Nowomowa to termin stworzony przez George’a Orwella w powieści Rok 1984. Autor w ten sposób określił specyficzny język propagandowy, którego używał system państwa totalitarnego, by prać mózgi obywatelom i w ten sposób zmieniać ich myślenie oraz wpajać doskonałość panującego ustroju. Termin ten okazał się (niestety) przydatny w określaniu wielu zjawisk socjologiczno-politycznych, które rzeczywiście miały miejsce w krajach europejskich i nie tylko w XX wieku.
Rok 1984 to powieść ukazująca państwo totalitarne w sposób niewyobrażalny nawet dla nas dziś, kiedy znamy już możliwości człowieka w pozbawianiu innych wolności i godności. Mieszkańcy Oceanii poddawani są kontroli w każdym momencie swojego życia. Wszędzie, nawet w ich domach, znajdują się kamery oraz mikrofony, a aparat policji politycznej jest rozwinięty do niewyobrażalnych rozmiarów.
Całość uzupełnia właśnie nowomowa, czyi język, w którym znaczenia poszczególnych słów i sformułowań zostały zmodyfikowane tak, by oddawały wartości krzewione przez Partię. Zdarzały się również zupełne neologizmy, jak „myślozbrodnia”, czyli zbrodnia polegająca na myśleniu w sposób niezgodny z linią władz. Usuwano z języka wyrazy oznaczające niewygodne dla Partii wartości (sprawiedliwość, wolność), by ludzie z czasem nie byli w stanie nawet nazywać tych rzeczy.
W ten sposób pozbawiano ich stopniowo wolności.

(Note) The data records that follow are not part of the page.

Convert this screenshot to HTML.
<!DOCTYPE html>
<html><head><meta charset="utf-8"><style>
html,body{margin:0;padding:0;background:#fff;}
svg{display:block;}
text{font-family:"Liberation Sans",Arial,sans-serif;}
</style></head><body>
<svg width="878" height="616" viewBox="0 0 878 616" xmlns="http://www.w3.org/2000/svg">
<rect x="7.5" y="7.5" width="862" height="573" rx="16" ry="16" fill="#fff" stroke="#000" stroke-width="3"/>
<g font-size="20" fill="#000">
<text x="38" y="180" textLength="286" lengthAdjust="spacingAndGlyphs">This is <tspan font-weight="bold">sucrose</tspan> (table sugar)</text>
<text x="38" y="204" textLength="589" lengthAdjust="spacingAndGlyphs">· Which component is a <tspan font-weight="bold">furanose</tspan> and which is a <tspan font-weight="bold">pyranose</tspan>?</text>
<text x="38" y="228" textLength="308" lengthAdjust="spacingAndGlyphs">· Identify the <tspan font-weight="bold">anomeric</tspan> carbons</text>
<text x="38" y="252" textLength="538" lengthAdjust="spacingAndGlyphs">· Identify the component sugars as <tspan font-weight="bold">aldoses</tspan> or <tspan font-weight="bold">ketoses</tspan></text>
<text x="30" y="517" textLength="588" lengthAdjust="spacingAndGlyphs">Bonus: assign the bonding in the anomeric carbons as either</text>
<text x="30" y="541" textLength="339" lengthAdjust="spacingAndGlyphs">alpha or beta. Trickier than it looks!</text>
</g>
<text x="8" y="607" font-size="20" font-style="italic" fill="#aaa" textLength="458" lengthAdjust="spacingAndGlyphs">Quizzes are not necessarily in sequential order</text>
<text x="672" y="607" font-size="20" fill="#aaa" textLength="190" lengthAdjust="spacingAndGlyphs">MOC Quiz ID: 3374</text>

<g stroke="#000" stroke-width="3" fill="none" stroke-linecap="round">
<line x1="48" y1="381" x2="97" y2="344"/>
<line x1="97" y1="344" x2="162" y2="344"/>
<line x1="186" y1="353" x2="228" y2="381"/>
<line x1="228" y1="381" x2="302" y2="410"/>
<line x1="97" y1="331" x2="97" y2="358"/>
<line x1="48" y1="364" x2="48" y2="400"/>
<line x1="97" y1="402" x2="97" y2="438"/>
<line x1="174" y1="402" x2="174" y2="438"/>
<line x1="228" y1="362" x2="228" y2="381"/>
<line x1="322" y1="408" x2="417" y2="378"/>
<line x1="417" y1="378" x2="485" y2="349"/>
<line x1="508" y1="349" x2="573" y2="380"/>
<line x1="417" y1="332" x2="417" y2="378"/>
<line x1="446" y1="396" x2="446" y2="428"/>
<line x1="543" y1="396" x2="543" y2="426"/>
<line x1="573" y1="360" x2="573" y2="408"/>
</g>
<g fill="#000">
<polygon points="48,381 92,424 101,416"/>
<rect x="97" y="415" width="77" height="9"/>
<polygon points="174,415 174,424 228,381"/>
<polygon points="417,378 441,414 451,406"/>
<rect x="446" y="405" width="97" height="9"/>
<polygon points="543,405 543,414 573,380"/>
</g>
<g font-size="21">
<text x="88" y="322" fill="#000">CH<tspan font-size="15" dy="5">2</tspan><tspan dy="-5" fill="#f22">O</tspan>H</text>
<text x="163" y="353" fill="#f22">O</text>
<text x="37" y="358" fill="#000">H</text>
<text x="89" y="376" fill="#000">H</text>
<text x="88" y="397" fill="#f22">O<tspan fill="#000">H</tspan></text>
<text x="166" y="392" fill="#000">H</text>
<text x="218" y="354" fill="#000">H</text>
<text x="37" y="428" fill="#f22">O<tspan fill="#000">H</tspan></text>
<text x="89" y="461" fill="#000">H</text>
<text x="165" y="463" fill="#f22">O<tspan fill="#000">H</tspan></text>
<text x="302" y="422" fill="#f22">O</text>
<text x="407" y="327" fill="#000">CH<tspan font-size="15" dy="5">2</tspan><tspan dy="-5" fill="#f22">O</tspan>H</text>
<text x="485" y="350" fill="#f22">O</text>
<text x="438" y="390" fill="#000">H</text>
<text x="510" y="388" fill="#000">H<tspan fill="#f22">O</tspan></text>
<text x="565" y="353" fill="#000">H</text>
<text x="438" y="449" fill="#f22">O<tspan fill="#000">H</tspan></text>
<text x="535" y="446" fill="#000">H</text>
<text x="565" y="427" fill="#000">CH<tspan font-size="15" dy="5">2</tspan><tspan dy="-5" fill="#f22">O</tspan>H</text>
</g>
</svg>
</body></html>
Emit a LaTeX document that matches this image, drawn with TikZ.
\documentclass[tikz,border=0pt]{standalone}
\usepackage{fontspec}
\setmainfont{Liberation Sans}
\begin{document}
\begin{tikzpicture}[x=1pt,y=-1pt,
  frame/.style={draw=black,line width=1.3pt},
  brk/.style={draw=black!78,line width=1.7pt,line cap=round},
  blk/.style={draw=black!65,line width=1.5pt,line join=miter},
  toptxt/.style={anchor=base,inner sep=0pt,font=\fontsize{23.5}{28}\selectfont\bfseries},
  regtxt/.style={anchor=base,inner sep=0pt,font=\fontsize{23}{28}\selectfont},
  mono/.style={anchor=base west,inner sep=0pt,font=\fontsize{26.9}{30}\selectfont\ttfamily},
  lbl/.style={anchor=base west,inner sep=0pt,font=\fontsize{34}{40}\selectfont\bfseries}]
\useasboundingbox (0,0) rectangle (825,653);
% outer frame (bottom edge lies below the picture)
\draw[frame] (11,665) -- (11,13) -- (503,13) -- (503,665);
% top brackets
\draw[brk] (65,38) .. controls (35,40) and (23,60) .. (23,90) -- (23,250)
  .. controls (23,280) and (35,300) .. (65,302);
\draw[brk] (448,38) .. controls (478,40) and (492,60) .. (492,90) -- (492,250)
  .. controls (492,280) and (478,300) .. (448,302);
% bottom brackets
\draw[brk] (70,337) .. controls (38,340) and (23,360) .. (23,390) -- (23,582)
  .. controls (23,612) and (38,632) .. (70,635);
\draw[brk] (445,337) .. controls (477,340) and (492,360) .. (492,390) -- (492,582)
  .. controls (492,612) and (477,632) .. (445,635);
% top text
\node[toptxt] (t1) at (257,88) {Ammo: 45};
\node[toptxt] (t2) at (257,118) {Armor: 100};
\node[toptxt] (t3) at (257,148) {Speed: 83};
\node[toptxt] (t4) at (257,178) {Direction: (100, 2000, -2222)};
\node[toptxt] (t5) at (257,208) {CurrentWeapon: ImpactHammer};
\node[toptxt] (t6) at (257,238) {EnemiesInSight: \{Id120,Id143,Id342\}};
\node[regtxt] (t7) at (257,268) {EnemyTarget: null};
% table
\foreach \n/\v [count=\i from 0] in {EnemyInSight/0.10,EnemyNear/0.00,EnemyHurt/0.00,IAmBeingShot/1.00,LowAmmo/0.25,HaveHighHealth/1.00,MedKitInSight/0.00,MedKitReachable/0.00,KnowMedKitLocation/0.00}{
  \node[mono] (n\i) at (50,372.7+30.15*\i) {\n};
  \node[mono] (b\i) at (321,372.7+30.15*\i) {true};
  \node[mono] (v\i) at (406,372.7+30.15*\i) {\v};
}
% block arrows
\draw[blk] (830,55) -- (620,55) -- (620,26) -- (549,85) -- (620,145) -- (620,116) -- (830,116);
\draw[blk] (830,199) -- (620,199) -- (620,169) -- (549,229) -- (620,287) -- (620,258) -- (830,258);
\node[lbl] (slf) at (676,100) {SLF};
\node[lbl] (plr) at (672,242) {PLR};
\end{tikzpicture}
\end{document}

Język jest bowiem kodem, dzięki któremu jesteśmy w stanie opisywać oraz poznawać świat w sposób, jaki nam odpowiada. Jeśli ogranicza się człowiekowi dostęp do pewnych słów, znaczenia innych się odwraca, przekręca lub zmienia, wprowadza się nowe wyrazy służące wyłącznie ideologii – działa się na szkodę wolności jednostki. W ten bowiem sposób narzuca się jedyną właściwą wizję świata i jedyny właściwy sposób jego poznawania, a co za tym idzie – zrozumienia. Nowomowa wykorzystywana była przez wiele realnych ustrojów totalitarnych w tych samych celach. Swoją odmianę miała również Polska Rzeczpospolita Ludowa.
W Polsce również istniała nowomowa, za pomocą której władze PRL próbowały narzucić społeczeństwu własną perspektywę i wizję świata. Były to dosyć nieudolne próby (w porównaniu na przykład z systemem radzieckim), lecz nie sposób go przemilczeć mówiąc o tamtych czasach. Wszystkich, którzy sprzeciwiali się poglądom komunistycznym nazywano „wrogami narodu”, by wzbudzić wobec nich wrogość nawet w tych, których polityczne walki nie interesowały.
Propaganda była jedną z głównych broni w czasach stalinizmu, kiedy trwały jeszcze walki zbrojne, np. pomiędzy żołnierzami ukrytymi w lasach a służbą bezpieczeństwa. Opozycjonistów nazywano „zaplutymi karłami reakcji”, by w oczach narodu uchodzili za bandytów i aby obywatele nie chcieli im pomagać ani się do nich przyłączać. Do dzisiaj sformułowanie to przetrwało jako przykład socjalistycznej nowomowy z epoki komunizmu.
„Słowa mają moc” – mówi porzekadło. Jest w tym dużo prawdy, choć oczywiście nie jest to moc czarodziejska. Jednak wiele w rzeczywistości można zmienić na swoją korzyść lub niekorzyść, jeśli potrafimy odpowiednio umiejętnie postępować z naszym językiem. Nowomowa jest przykładem podłej manipulacji językiem, w której chodziło o narzucenie dużej grupie ludzi jednolitego obrazu swojego kraju i rzeczywistości w nim panującej. Nie jest to fizycznie wykonalne, jednak same próby do dzisiaj mają swoje konsekwencje w języku potocznym oraz sposobie, w jaki wygląda w Polsce debata publiczna.